- The agriculture sector is struggling in wake of a trade war between the two largest economies.
- Tariffs have sent agricultural prices lower and halted shipments from the US.
- American agriculture exports are expected to drop by $1.9 billion this year, according to new estimates from the USDA chief economist.
Seven months into a trade war between Washington and Beijing, the US agriculture sector is in jeopardy.
Tit-for-tat tariffs between the largest economies have lowered commodity prices and handed market share over to other countries. American farm exports are expected to drop by $1.9 billion during the 2019 fiscal year, according to Department of Agriculture chief economist Robert Johansson.
Businesses across the country, especially within the farming sector, have warned of losses resulting from trade barriers. Here are a few of them:
Deere & Co.
AP Photo/Nati Harnik
With farms putting investments on hold in wake of tariffs, Deere & Co. warned this month that the trade war may sting the company if it continues. Reporting its first-quarter earnings, the largest tractor manufacturer in the world cut the profit estimate for its agriculture division.
“Our results were hurt by higher costs for raw materials and logistics as well by customer concerns over tariffs and trade policies,” chairman and chief executive Samuel Allen said following the results. “These latter issues have weighed on market sentiment and caused farmers to become more cautious about making major purchases.”
AP Photo/Jeff Roberson
While Bayer could potentially benefit from rearranged trade flows – for example, if farmers switch from soy to corn – the company has said it would be harder to make business plans amid the trade spat between Washington and Beijing. Such uncertainty can weigh heavily on investment plans.
“The big unknown next year will be how U.S. farmers react to the Chinese-U.S. trade war,” Liam Condon, the head of Bayer’s crop science division, told Reuters in September.
This month, Bunge reported a $125 million loss on the back of uncertainty related to the tariffs.
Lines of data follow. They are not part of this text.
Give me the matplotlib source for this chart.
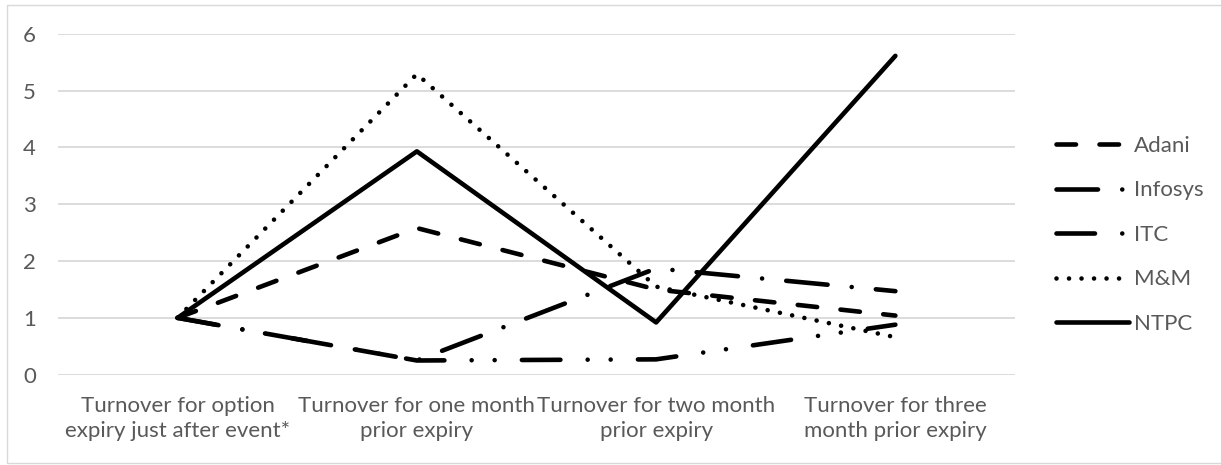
import matplotlib
matplotlib.use("Agg")
import matplotlib.pyplot as plt
from matplotlib.patches import Rectangle

# ---- data ----
categories = [
    "Turnover for option\nexpiry just after event*",
    "Turnover for one month\nprior expiry",
    "Turnover for two month\nprior expiry",
    "Turnover for three\nmonth prior expiry",
]
adani = [1.0, 2.58, 1.50, 1.04]
infosys = [1.0, 0.25, 1.87, 1.47]
itc = [1.0, 0.25, 0.27, 0.88]
mm = [1.0, 5.29, 1.55, 0.66]
ntpc = [1.0, 3.93, 0.92, 5.61]
y_ticks = [0, 1, 2, 3, 4, 5, 6]

# ---- styling ----
DPI = 100
PX = 72.0 / DPI          # one pixel in points
LW = 4.6 * PX            # line width
TEXT = "#595959"
GRID = "#d9d9d9"
FONT = ["Lato", "DejaVu Sans"]
FS = 16

plt.rcParams["font.family"] = FONT
plt.rcParams["lines.scale_dashes"] = False

def px(*vals):
    return tuple(v * PX for v in vals)

styles = {
    "Adani": dict(dashes=px(19.5, 23.5)),
    "Infosys": dict(dashes=px(41.5, 24.25, 0.01, 24.25)),
    "ITC": dict(dashes=px(38.5, 27.25, 0.01, 23, 0.01, 27.25)),
    "M&M": dict(dashes=px(0.01, 12.5)),
    "NTPC": dict(linestyle="-"),
}
series = [("Adani", adani), ("Infosys", infosys), ("ITC", itc),
          ("M&M", mm), ("NTPC", ntpc)]

W, H = 1221, 465
fig = plt.figure(figsize=(W / DPI, H / DPI), dpi=DPI)
fig.patch.set_facecolor("white")

# chart border
fig.add_artist(Rectangle((7 / W, 1 - 463 / H), (W + 10 - 7) / W, (463 - 5) / H,
                         transform=fig.transFigure, fill=False,
                         edgecolor=GRID, linewidth=1.0))

ax = fig.add_axes([58 / W, 1 - 374.7 / H, 957 / W, (374.7 - 33.7) / H])
x = list(range(len(categories)))
for name, vals in series:
    st = styles[name]
    ax.plot(x, vals, color="black", linewidth=LW, label=name,
            dash_capstyle="round", solid_capstyle="round",
            solid_joinstyle="round", dash_joinstyle="round", **st)

ax.set_xlim(-0.5, len(categories) - 0.5)
ax.set_ylim(0, 6)
ax.set_yticks(y_ticks)
ax.set_xticks(x)
ax.set_xticklabels(categories, linespacing=1.32)
ax.yaxis.grid(True, color=GRID, linewidth=1.3)
ax.set_axisbelow(True)
for sp in ax.spines.values():
    sp.set_visible(False)
ax.tick_params(axis="both", length=0, colors=TEXT, labelsize=FS)
ax.tick_params(axis="y", pad=16)
ax.tick_params(axis="x", pad=15)

leg = ax.legend(loc="upper left", bbox_to_anchor=(1056 / W, 1 - 136 / H),
                bbox_transform=fig.transFigure, frameon=False,
                fontsize=FS, handlelength=73 / (FS / PX),
                handletextpad=5 / (FS / PX), labelspacing=1.1,
                borderpad=0, borderaxespad=0)
for t in leg.get_texts():
    t.set_color(TEXT)

fig.savefig("out.png", dpi=DPI, facecolor="white")
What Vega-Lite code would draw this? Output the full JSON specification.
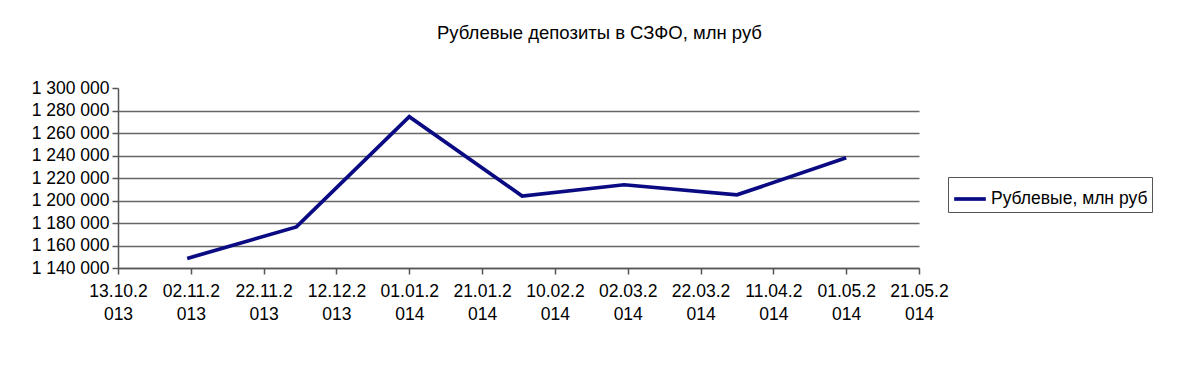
{
  "$schema": "https://vega.github.io/schema/vega-lite/v6.json",
  "autosize": "none",
  "width": 801,
  "height": 180,
  "padding": {"left": 118, "top": 88, "right": 281, "bottom": 100},
  "background": "white",
  "config": {
    "font": "Liberation Sans",
    "view": {"stroke": null},
    "locale": {"number": {"decimal": ",", "thousands": " ", "grouping": [3], "currency": ["", ""]}}
  },
  "title": {
    "text": "Рублевые депозиты в СЗФО, млн руб",
    "fontSize": 18.5,
    "fontWeight": "normal",
    "color": "#000",
    "anchor": "middle",
    "dx": 81,
    "offset": 37
  },
  "data": {
    "values": [
      {"date": "2013-11-01", "value": 1148500, "series": "Рублевые, млн руб"},
      {"date": "2013-12-01", "value": 1176500, "series": "Рублевые, млн руб"},
      {"date": "2014-01-01", "value": 1274500, "series": "Рублевые, млн руб"},
      {"date": "2014-02-01", "value": 1204000, "series": "Рублевые, млн руб"},
      {"date": "2014-03-01", "value": 1214000, "series": "Рублевые, млн руб"},
      {"date": "2014-04-01", "value": 1205000, "series": "Рублевые, млн руб"},
      {"date": "2014-05-01", "value": 1238000, "series": "Рублевые, млн руб"}
    ]
  },
  "mark": {"type": "line", "strokeWidth": 3.7, "strokeJoin": "miter"},
  "encoding": {
    "x": {
      "field": "date",
      "type": "temporal",
      "scale": {
        "type": "utc",
        "domain": [
          {"year": 2013, "month": 10, "date": 13, "utc": true},
          {"year": 2014, "month": 5, "date": 21, "utc": true}
        ]
      },
      "axis": {
        "title": null,
        "values": [
          {"year": 2013, "month": 10, "date": 13, "utc": true},
          {"year": 2013, "month": 11, "date": 2, "utc": true},
          {"year": 2013, "month": 11, "date": 22, "utc": true},
          {"year": 2013, "month": 12, "date": 12, "utc": true},
          {"year": 2014, "month": 1, "date": 1, "utc": true},
          {"year": 2014, "month": 1, "date": 21, "utc": true},
          {"year": 2014, "month": 2, "date": 10, "utc": true},
          {"year": 2014, "month": 3, "date": 2, "utc": true},
          {"year": 2014, "month": 3, "date": 22, "utc": true},
          {"year": 2014, "month": 4, "date": 11, "utc": true},
          {"year": 2014, "month": 5, "date": 1, "utc": true},
          {"year": 2014, "month": 5, "date": 21, "utc": true}
        ],
        "labelExpr": "[slice(utcFormat(datum.value, '%d.%m.%Y'), 0, 7), slice(utcFormat(datum.value, '%d.%m.%Y'), 7)]",
        "labelFontSize": 17.5,
        "labelColor": "#000",
        "labelLineHeight": 23,
        "labelPadding": 8,
        "labelAngle": 0,
        "labelAlign": "center",
        "labelOverlap": false,
        "labelFlush": false,
        "labelBaseline": "top",
        "grid": false,
        "domainColor": "#555",
        "domainWidth": 1.5,
        "tickColor": "#555",
        "tickWidth": 1.5,
        "tickSize": 6
      }
    },
    "y": {
      "field": "value",
      "type": "quantitative",
      "scale": {"domain": [1140000, 1300000], "nice": false, "zero": false},
      "axis": {
        "title": null,
        "values": [1140000, 1160000, 1180000, 1200000, 1220000, 1240000, 1260000, 1280000, 1300000],
        "format": ",d",
        "labelFontSize": 17.5,
        "labelColor": "#000",
        "labelPadding": 3,
        "grid": true,
        "gridColor": "#666",
        "gridWidth": 1.5,
        "gridOpacity": {"condition": {"test": "datum.value == 1300000", "value": 0}, "value": 1},
        "domainColor": "#555",
        "domainWidth": 1.5,
        "tickColor": "#555",
        "tickWidth": 1.5,
        "tickSize": 6
      }
    },
    "color": {
      "field": "series",
      "type": "nominal",
      "scale": {"range": ["#0a0a82"]},
      "legend": {
        "title": null,
        "orient": "none",
        "legendX": 830,
        "legendY": 89,
        "symbolType": "stroke",
        "symbolStrokeWidth": 3.7,
        "symbolSize": 1000,
        "labelFontSize": 17.5,
        "labelLimit": 400,
        "labelColor": "#000",
        "labelOffset": 3,
        "strokeColor": "#555",
        "padding": 4,
        "fillColor": "white"
      }
    }
  }
}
The company had bet on rising premiums for Brazilian beans, which rose and then fell dramatically in value following the start of the trade war.
“They’ll do whatever else they have to do not to buy US soybeans,” Soren Schroder, chief executive of the company, said of China in August, according to the Financial Times. “The export hole that the Chinese leave in the US will be bigger than anyone else can really replenish.”
Michigan Agricultural Commodities
The Alma-based Morning Sun reported last year that soybean plants in Michigan were feeling the impact of tariffs. At Michigan Agricultural Commodities, near-decade low prices had limited sales and exports.
“That is a hindrance to the company we ship to for export,” Adam Geers, a facility manager in Breckenridge, told the Sun in September. “We’re not exporting beans as a result of the tariff, to my knowledge.”